食べログにネガティブな口コミを書くのが許される理由
こんな記事を読みました↓
食べログを始めとした、お店が特定できる形でのネット上の口コミ。
不特定多数の目に触れる形でのネガティブな口コミはもはや営業妨害だ!という論旨なのですが、本当でしょうか?
ちょっと反証してみます。
口コミは所詮「個人の感想」にすぎない
まずい店の情報というのはそれはそれは有益なのですが、友達のあいだだけならいざ知らず、それが不特定多数のユーザー(見込み客)に広まってしまうほどの影響力を持つと、もう立派な営業妨害になってしまうわけです。
“まずい”ことが真実にせよ嘘にせよ(そもそも主観ですし)、そういった書き込みが名誉毀損にあたることはブログブームが始まったときぐらいには言われていました。
話を食べログなどの飲食店の口コミに限定して話を進めますと、上記の記事ではそもそも「美味しい」「不味い」というのは個人の主観であり、事実でも嘘でも営業妨害に当たるかのような書き方をされています。
事実でも営業妨害に当たる、という考え方に驚きを禁じ得ないのですが、これって論理的に正しいでしょうか?
私も当然味覚なんてものは極めて主観的な話だと思います。
私が美味しいと思うのものを大多数の人が不味いと思うこともあるでしょう。
なので、そんな主観のみで書かれる口コミには客観的な事実というものは存在しないというのが前提となります。あくまで「個人の感想です」というやつです。
これは、味だけでなく、サービスや店の雰囲気についても同様です。
そう考えると、ネット上の口コミが一見その店を貶める悪評に見えたとしても、それは一個人の主観にすぎないのですから、なんの名誉毀損にも営業妨害にもならないと思うのです。
あくまで、「私の舌には合わなかった」という意思表明に他なりません。
本当に不味くない店に悪評は立たぬ
そう考えると、次のような論理展開も成り立ちます。
訴状によると、男性は北海道北広島市に店舗を持ち、取引業者の勧めで昨年2月ごろ、食べログに情報を掲載。昨年8月と今年3月に「料理が出てくるのが遅い」「おいしくない」などと投稿され、直後に客が激減したとしている。
これは食べログを訴えた、飲食店経営者の主張です。
気持ちはわからんでもないですが、これ本当に食べログのせい「だけ」なんですかね?
前述したように、料理が出てくるまでのスピードや味覚は全て個人の主観です。
実際、食べログのそこそこの人気店の口コミを読んでいても、人によって評価はまちまちで、美味しいと感じる人もいれば、値段の割には美味しくないなどと感じる人もいます。主観なんですからこれは当然です。

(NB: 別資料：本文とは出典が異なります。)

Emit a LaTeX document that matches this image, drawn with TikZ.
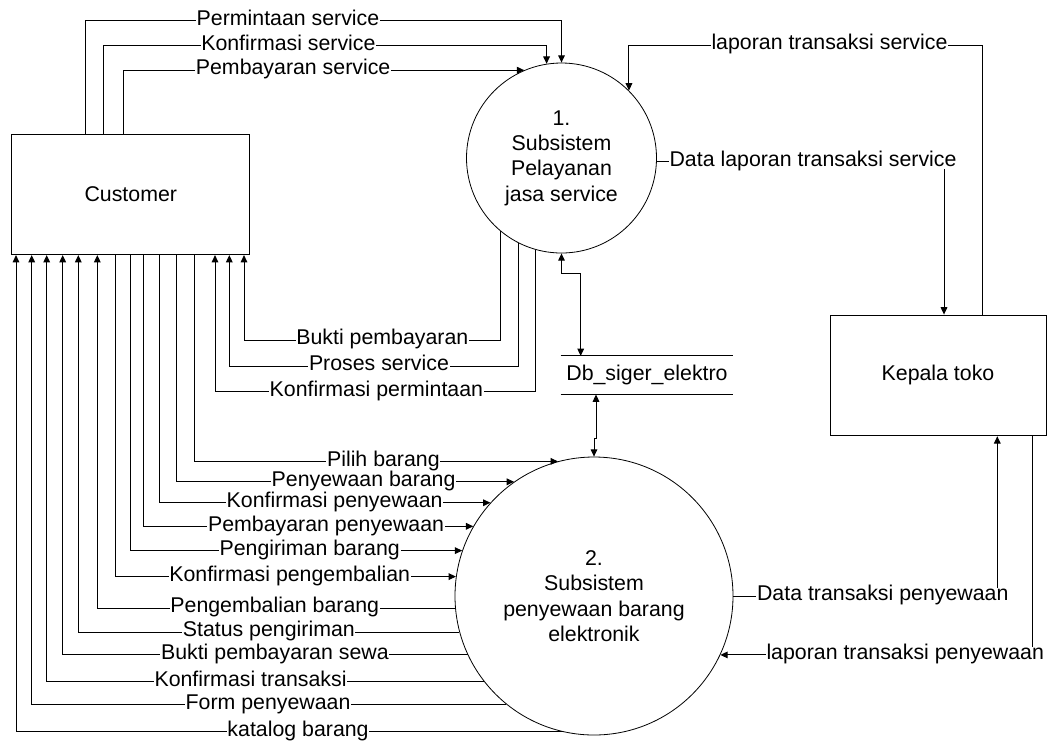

ネット上で口コミを読む側のユーザーも当然そんなことはわかっていますので、あくまでそれぞれが個人の主観だということを前提に読み、行動するわけです。
そう考えると、食べログにちょっと悪評を書かれただけで客が激減するということは、個人の主観であるはずの口コミが概ね客観的事実を言い当てていた、ということにはならないでしょうか?
火のないところに煙は立たぬ、ではないですが、本当にその店の料理が大多数の人にとって美味しいと思えるなら、多少悪評を書かれたところでそれは少数派になるはずなので、大した影響力は持たなかったはずです。
これを指摘してしまうと身も蓋もないですが、おそらくその店は利用した多くの人が悪評に納得してしまう程度のサービス、味のレベルに過ぎなかったのではないかと思います。
いずれにしろ、食べログを訴えてる暇があったら、悪評が嘘であることを証明するために味を磨いたらどうか、と思えてなりません。
情報に対する責任は市場で取るべき
なんか後半、食べログを訴えた店を批判する内容になってしまいましたので、最初の記事に戻ります。
実際に、店が悪いのか、客が悪いのかは分かりません。けれど、そういった情報を集めてまわりに知らせる行為に責任がともなってくるのは、当然の流れと言えます。ダダ漏れは、正義じゃないんです。
この点については半分同意。
当然情報を集めて公開する以上は嘘が蔓延したり、悪意のある人によるデマが拡散しないように努める責任はあります。
ただ、その責任のとり方は訴訟などという無粋なものではなく、嘘やつまらない情報が掲載されているサイトはユーザーに好まれない、という市場の原理による排除で行われるべきです。
少なくとも、明らかな嘘に対する情報の削除依頼を無視していた、くらいでないと裁判所の出番はないと思います。
間違っても、この記事が主張するように、事実かもしれない悪評が掲載されることが違法だ、などという認定はされてはいけません。
少なくとも私の主観では、そんな社会は嫌いです。
最後に一言。
この問題の記事自体、「事実か嘘かわからない悪評」によって食べログとカカクコムを批判する内容なので、営業妨害に当たると思うのですが、そのあたりは如何お考えでしょうか?